E. coli ruins practically everything.

Remember when you were little and you used to bake with your mom or your dad or your grandmother or whomever, and the greatest part about it was sneaking a piece or two of raw dough? Or maybe, hypothetically, you and your mother would each take a little demure taste of the raw batter and then the next thing you knew one of you had her tongue stuck in an electric beater and the other had her entire head in the empty mixing bowl, attempting to lick the entire thing clean? I mean, it could have happened. And then remember how even now, as an adult, when you bake cookies you still allow yourself that one spoonful of dough which becomes another spoonful and progresses until you've consumed a third to half of a batch pre-oven because the fact is that raw cookies taste way better than baked cookies? Yeah? Any of this ringing a bell? You're lying if you said no.
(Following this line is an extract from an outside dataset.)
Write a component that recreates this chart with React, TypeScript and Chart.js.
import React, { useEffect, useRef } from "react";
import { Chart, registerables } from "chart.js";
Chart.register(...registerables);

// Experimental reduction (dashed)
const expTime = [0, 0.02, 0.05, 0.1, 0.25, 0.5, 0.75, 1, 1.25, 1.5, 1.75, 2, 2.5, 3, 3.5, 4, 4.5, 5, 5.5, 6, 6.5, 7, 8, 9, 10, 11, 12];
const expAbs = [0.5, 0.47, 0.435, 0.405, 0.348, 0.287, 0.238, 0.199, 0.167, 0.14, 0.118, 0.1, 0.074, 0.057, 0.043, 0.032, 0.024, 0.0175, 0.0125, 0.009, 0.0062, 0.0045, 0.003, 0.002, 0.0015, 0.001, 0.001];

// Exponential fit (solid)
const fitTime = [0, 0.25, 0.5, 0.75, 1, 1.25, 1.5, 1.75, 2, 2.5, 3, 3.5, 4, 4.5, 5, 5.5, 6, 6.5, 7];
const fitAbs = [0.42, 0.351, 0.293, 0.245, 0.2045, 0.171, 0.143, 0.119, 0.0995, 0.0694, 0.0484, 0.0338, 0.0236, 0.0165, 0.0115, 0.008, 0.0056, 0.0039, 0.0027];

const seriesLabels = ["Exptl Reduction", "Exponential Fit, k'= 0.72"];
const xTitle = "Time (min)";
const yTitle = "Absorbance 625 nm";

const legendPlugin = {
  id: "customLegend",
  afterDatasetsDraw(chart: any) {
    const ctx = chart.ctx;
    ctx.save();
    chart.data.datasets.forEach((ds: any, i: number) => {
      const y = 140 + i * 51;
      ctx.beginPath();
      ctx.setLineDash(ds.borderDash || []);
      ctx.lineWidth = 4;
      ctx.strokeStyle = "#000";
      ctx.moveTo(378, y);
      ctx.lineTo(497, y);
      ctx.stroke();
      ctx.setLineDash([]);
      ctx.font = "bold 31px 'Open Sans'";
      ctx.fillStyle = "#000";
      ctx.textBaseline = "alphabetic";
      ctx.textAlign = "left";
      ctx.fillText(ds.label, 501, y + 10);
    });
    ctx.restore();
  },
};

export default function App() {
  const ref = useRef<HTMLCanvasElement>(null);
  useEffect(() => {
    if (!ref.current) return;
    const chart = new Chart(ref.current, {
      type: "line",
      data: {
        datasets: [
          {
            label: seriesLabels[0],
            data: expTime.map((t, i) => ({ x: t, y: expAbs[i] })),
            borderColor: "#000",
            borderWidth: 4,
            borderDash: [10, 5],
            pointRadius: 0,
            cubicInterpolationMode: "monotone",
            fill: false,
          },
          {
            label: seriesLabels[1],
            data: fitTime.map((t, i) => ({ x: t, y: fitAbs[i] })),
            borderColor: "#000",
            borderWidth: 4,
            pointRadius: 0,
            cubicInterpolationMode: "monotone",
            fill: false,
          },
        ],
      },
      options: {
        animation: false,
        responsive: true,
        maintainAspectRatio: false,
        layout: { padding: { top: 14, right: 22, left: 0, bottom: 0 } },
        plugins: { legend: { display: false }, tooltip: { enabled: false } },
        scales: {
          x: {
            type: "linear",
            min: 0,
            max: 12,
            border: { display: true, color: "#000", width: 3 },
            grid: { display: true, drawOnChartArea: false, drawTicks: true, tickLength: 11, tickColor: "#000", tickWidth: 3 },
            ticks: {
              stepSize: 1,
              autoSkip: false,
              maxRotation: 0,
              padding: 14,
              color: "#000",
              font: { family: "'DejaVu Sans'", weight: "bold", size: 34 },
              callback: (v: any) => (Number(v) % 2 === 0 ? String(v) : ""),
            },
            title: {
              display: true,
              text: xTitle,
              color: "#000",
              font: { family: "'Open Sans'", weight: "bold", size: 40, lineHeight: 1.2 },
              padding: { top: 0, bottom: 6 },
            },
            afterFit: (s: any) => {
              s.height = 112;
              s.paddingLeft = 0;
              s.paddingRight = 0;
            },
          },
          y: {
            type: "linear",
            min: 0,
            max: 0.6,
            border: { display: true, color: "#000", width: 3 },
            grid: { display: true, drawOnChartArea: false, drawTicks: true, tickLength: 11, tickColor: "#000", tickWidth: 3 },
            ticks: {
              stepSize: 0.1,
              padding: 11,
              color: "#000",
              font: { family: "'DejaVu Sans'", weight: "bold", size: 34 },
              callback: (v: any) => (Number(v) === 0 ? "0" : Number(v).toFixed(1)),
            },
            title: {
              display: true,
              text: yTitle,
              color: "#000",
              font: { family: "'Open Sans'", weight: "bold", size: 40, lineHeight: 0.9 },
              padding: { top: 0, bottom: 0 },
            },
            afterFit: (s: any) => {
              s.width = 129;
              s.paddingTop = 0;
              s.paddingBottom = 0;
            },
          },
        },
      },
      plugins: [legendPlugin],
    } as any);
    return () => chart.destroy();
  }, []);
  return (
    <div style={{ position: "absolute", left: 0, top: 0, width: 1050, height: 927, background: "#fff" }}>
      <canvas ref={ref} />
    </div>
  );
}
Sure, everyone knows there are some risks involved in eating anything with raw eggs. But I think most of us thought it through, read the literature, did some in-depth research into the likelihood, interviewed a number of specialists on the topic, ran through some case studies and ultimately came to the well-informed and thoughtful conclusion that meh, whatever. People have been eating raw eggs in various forms for a long time and usually they wind up fine.

However, a new study has been published in the journal, "Clinical Infectious Diseases" (my favorite gossip rag), which shows that a 2009 outbreak of E. coli can be traced back to store-bought, "ready-t0-bake" cookie dough. So okay, just don't buy pre-packaged cookie dough, right? Wrong.
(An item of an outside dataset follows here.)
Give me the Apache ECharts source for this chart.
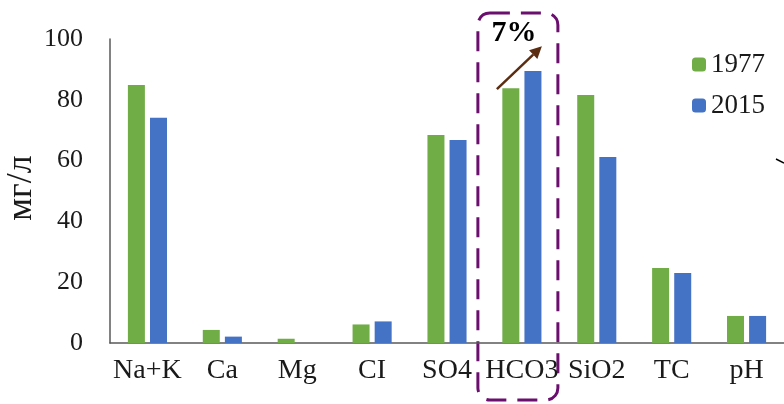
<!DOCTYPE html>
<html><head><meta charset="utf-8">
<script src="https://cdn.jsdelivr.net/npm/echarts@6/dist/echarts.min.js"></script>
<style>html,body{margin:0;padding:0;background:#fff}#c{width:784px;height:404px}</style>
</head><body><div id="c"></div>
<script>
var categories = ['Na+K','Ca','Mg','CI','SO4','HCO3','SiO2','TC','pH'];
var values1977 = [84.9, 4.3, 1.4, 6.1, 68.4, 83.8, 81.6, 24.7, 8.9];
var values2015 = [74.1, 2.1, 0, 7.1, 66.8, 89.5, 61.2, 23.0, 8.9];
var yTicks = [0, 20, 40, 60, 80, 100];
var seriesNames = ['1977', '2015'];
var yAxisTitle = 'мг/л';
var annotText = '7%';

var FONT = '"Liberation Serif","Times New Roman",serif';
var chart = echarts.init(document.getElementById('c'));
chart.setOption({
  animation: false,
  backgroundColor: '#fff',
  grid: {left: 110, right: 0, top: 39, bottom: 61, containLabel: false, outerBoundsMode: 'none'},
  legend: {
    orient: 'vertical', right: 14, top: 46,
    itemWidth: 14, itemHeight: 14, itemGap: 14,
    textStyle: {fontFamily: FONT, fontSize: 27, color: '#1a1a1a'},
    data: seriesNames
  },
  xAxis: {
    type: 'category', data: categories,
    axisLine: {lineStyle: {color: '#595959', width: 1.5}},
    axisTick: {show: false},
    axisLabel: {fontFamily: FONT, fontSize: 28, color: '#1a1a1a', margin: 14, interval: 0}
  },
  yAxis: {
    type: 'value', min: yTicks[0], max: yTicks[yTicks.length-1], interval: 20,
    axisLine: {show: true, lineStyle: {color: '#595959', width: 1.5}},
    axisTick: {show: false},
    splitLine: {show: false},
    axisLabel: {fontFamily: FONT, fontSize: 26, color: '#1a1a1a', margin: 27}
  },
  series: [
    {name: seriesNames[0], type: 'bar', data: values1977, barWidth: 17, barGap: '30%',
     itemStyle: {color: '#70ad47'}},
    {name: seriesNames[1], type: 'bar', data: values2015, barWidth: 17,
     itemStyle: {color: '#4472c4'}}
  ]
});

var c = chart.convertToPixel({gridIndex: 0}, ['HCO3', 0]);
var cx = c[0];
var mid = chart.convertToPixel({gridIndex: 0}, ['Na+K', 51]);
var a0 = chart.convertToPixel({gridIndex: 0}, ['HCO3', 83.5]);
var a1 = chart.convertToPixel({gridIndex: 0}, ['HCO3', 97.6]);
var sx = cx - 25, sy = a0[1], ex = cx + 20, ey = a1[1];
var ang = Math.atan2(ey - sy, ex - sx);
var hl = 12, hw = 6;
var bx = ex - hl * Math.cos(ang), by = ey - hl * Math.sin(ang);
var px = -Math.sin(ang) * hw, py = Math.cos(ang) * hw;
chart.setOption({
  graphic: [
    {type: 'text', x: 22, y: mid[1], rotation: Math.PI / 2,
     style: {text: yAxisTitle, font: '36px ' + FONT, fill: '#1a1a1a', textAlign: 'center', textVerticalAlign: 'middle'}},
    {type: 'rect', shape: {x: cx - 44, y: 13, width: 80, height: 387, r: 12},
     style: {fill: 'none', stroke: '#6b0f6f', lineWidth: 3, lineDash: [20, 11]}},
    {type: 'line', shape: {x1: sx, y1: sy, x2: bx, y2: by},
     style: {stroke: '#5b2c0f', lineWidth: 2.5}},
    {type: 'polygon', shape: {points: [[ex, ey], [bx + px, by + py], [bx - px, by - py]]},
     style: {fill: '#5b2c0f'}},
    {type: 'text', x: cx - 8, y: 33,
     style: {text: annotText, font: 'bold 30px ' + FONT, fill: '#000', textAlign: 'center', textVerticalAlign: 'middle'}},
    {type: 'line', shape: {x1: 776, y1: 159, x2: 784, y2: 163},
     style: {stroke: '#000', lineWidth: 1.5}}
  ]
});
</script></body></html>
According to The New York Times, Dr. Karen Neil, a medical epidemiologist with the Centers for Disease Control and Prevention, and leader of the study, determined that the guilty party was none other than . . . [dun dun dunnnn] . . .

FLOUR.

I quote her quote: "'Out of all the ingredients, raw flour is the only raw agricultural product that was in the cookie dough,' Dr. Neil said. 'It didn't undergo any specific processing to kill pathogens, so we feel that's the most likely suspect for what may have introduced contamination into the cookie dough. We couldn't prove it conclusively, but that's what we suspect.'"

In other words, it doesn't sound like the E. coli had anything to do with a commercial facility or processing chemicals or high fructose corn syrup or preservatives or blah blah blah. So I imagine that flour contaminated with E. coli could still be a concern for home cooks. And we've still got to worry about Salmonella. Don't think that one suddenly disappeared just because another ingredient may contain the fecal matter disease.

It all adds up to this, as Dr. Partypooperdestroyeverythingilove concludes: "'It's difficult to do a direct comparison of the risks,' she said, 'but the bottom line is consumers should not eat raw cookie dough, or really any other raw product that's intended to be baked or cooked before consumption.'"

Bummer.

I, for one, think I will continue to live on the edge. What's life about if not taking chances, playing the odds, being a little risky? I'm doing it. I'm not going to change my ways for some scientist or some vicious food-borne illness. At least, not when raw cookie dough is involved. There are some lines a girl must draw. I've already given up so much more. I'll be a raw dough-ist 4 life. Or until I become uncontrollably and repulsively sick, at which point I'll consider a revision to my philosophy.